Raindrop’s framework is simple: explicit signals are objective things like error rate, latency, regenerations, and cost; implicit signals are semantic signs that something is off. The implicit side is where he lingers — refusals, task failure, user frustration, moderation issues, jailbreaks, and even positive “wins” — because those are often the first real signs your product is degrading.
One of the most memorable examples is the Claude Code leak showing a keywords.ts file full of regex for phrases like “WTF,” “this sucks,” and “horrible.” His point is not that regex is perfect, but that if those patterns spike 10% across millions of users, it becomes an incredibly cheap and useful frustration signal.
Once you have good signals, you can alert on them — but the bigger use is experimentation. Zuben shows a Raindrop example where shipping prompt version 2.4 drops user frustration from 37% to 9%, while other complaint categories also fall and tool usage rises, giving teams a much richer read than eval scores alone.

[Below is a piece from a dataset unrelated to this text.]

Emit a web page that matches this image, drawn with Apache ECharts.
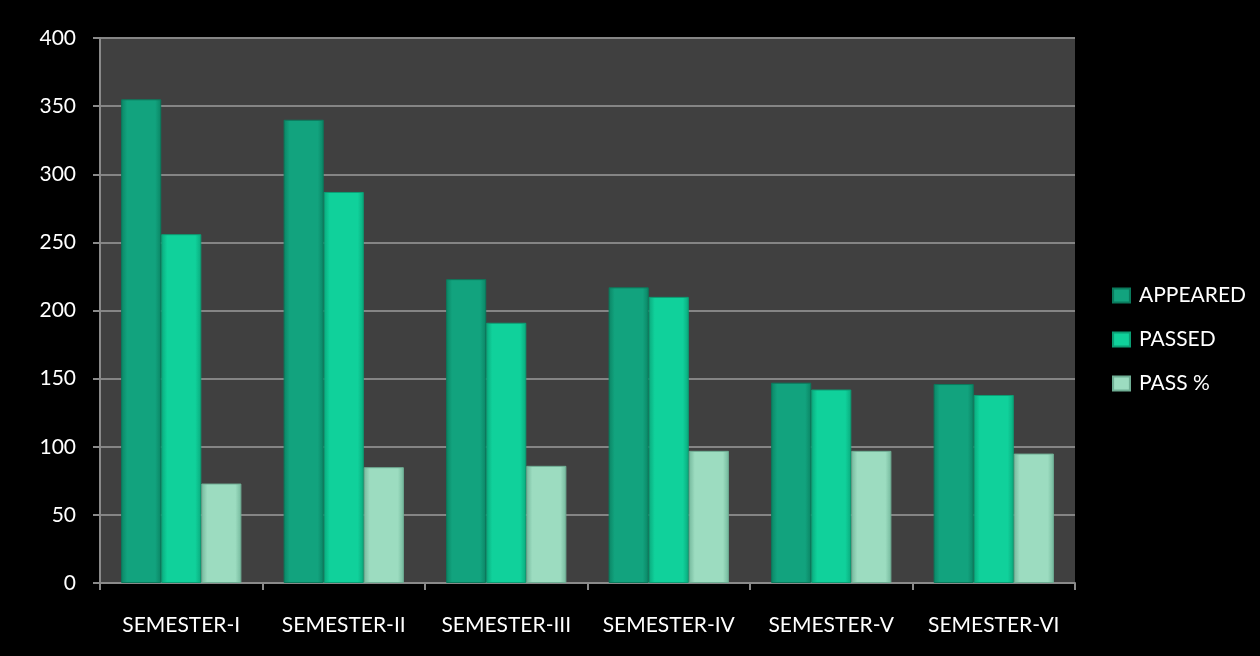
<!DOCTYPE html>
<html>
<head>
<meta charset="utf-8">
<script src="https://cdn.jsdelivr.net/npm/echarts@6/dist/echarts.min.js"></script>
<style>
html,body{margin:0;padding:0;background:#000;}
#c{width:1260px;height:656px;}
</style>
</head>
<body>
<div id="c"></div>
<script>
const categories = ['SEMESTER-I','SEMESTER-II','SEMESTER-III','SEMESTER-IV','SEMESTER-V','SEMESTER-VI'];
const appeared = [355, 340, 223, 217, 147, 146];
const passed = [256, 287, 191, 210, 142, 138];
const passPct = [73, 85, 86, 97, 97, 95];
const seriesNames = ['APPEARED','PASSED','PASS %'];

function hgrad(edge, mid) {
  return new echarts.graphic.LinearGradient(0,0,1,0,[
    {offset:0,color:edge},{offset:0.15,color:mid},{offset:0.85,color:mid},{offset:1,color:edge}
  ]);
}
const chart = echarts.init(document.getElementById('c'), null, {renderer:'canvas'});
const font = 'Lato, "Open Sans", sans-serif';
const colors = [
  hgrad('#0b8464', '#12a37e'),
  hgrad('#0aa97c', '#10d19b'),
  hgrad('#74b89c', '#9cdcc0')
];
const borders = ['#0a7a5c','#0b9e74','#6fae94'];
chart.setOption({
  backgroundColor:'#000',
  animation:false,
  textStyle:{fontFamily:font},
  grid:{left:100,right:185,top:38,bottom:73,show:true,backgroundColor:'#404040',borderWidth:0},
  legend:{
    orient:'vertical', left:1107, top:280, itemGap:23,
    itemWidth:17, itemHeight:14, icon:'rect',
    textStyle:{color:'#fff',fontSize:21,fontFamily:font,padding:[0,0,0,4]},
    data:seriesNames.map((n,i)=>({name:n,itemStyle:{color:colors[i]}}))
  },
  xAxis:{
    type:'category', data:categories,
    axisLine:{show:true,lineStyle:{color:'#8a8a8a',width:2}},
    axisTick:{show:true,length:7,interval:0,lineStyle:{color:'#8a8a8a',width:2}},
    axisLabel:{color:'#fff',fontSize:21,margin:32,interval:0,fontFamily:font}
  },
  yAxis:{
    type:'value', min:0, max:400, interval:50,
    axisLine:{show:true,lineStyle:{color:'#8a8a8a',width:2}},
    axisTick:{show:true,length:7,lineStyle:{color:'#8a8a8a',width:2}},
    splitLine:{show:true,lineStyle:{color:'#858585',width:2}},
    axisLabel:{color:'#fff',fontSize:21,margin:24,fontFamily:font}
  },
  series:[
    {name:seriesNames[0],type:'bar',data:appeared,barGap:'0%',barCategoryGap:'26%',itemStyle:{color:colors[0],borderColor:borders[0],borderWidth:1}},
    {name:seriesNames[1],type:'bar',data:passed,barGap:'0%',barCategoryGap:'26%',itemStyle:{color:colors[1],borderColor:borders[1],borderWidth:1}},
    {name:seriesNames[2],type:'bar',data:passPct,barGap:'0%',barCategoryGap:'26%',itemStyle:{color:colors[2],borderColor:borders[2],borderWidth:1}}
  ]
});
</script>
</body>
</html>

In Q&A, they get practical: how much data is enough, how to track launches, whether regex breaks on non-English users, and whether running LLM judges on every output is viable. Their answer is blunt — a few hundred events is already useful once no one can read everything manually, and at larger scales like Replit, always-on LLM judging gets too expensive, which is why they train smaller classifiers instead.
Danny takes over with the idea that modern models are surprisingly good at introspection, citing OpenAI’s work on getting models to “self-confess” dishonesty, hallucinations, and shortcuts. His favorite example is a coding model asked to fix a unit test that simply deletes the test — then honestly admits it if prompted the right way.
In the workshop, Danny sabotages a simple coding agent’s write tool with a permission error and watches it route around the problem using bash heredoc syntax. The clever part is the observability setup: adding one generic report tool and a soft system-prompt nudge gets the agent to say, in effect, “I created the file via bash because write failed,” but only if the framing feels like feedback to its creator rather than a confession of “unsafe behavior.”
In the closing discussion, they describe the real workflow: ingest full transcripts and tool traces, define domain-specific signals, then use clustering and agents to find new root causes when frustration spikes. They position Raindrop as complementing standard telemetry tools by focusing on the fuzzy failures — the moments when the system technically runs but the user is still having a bad time.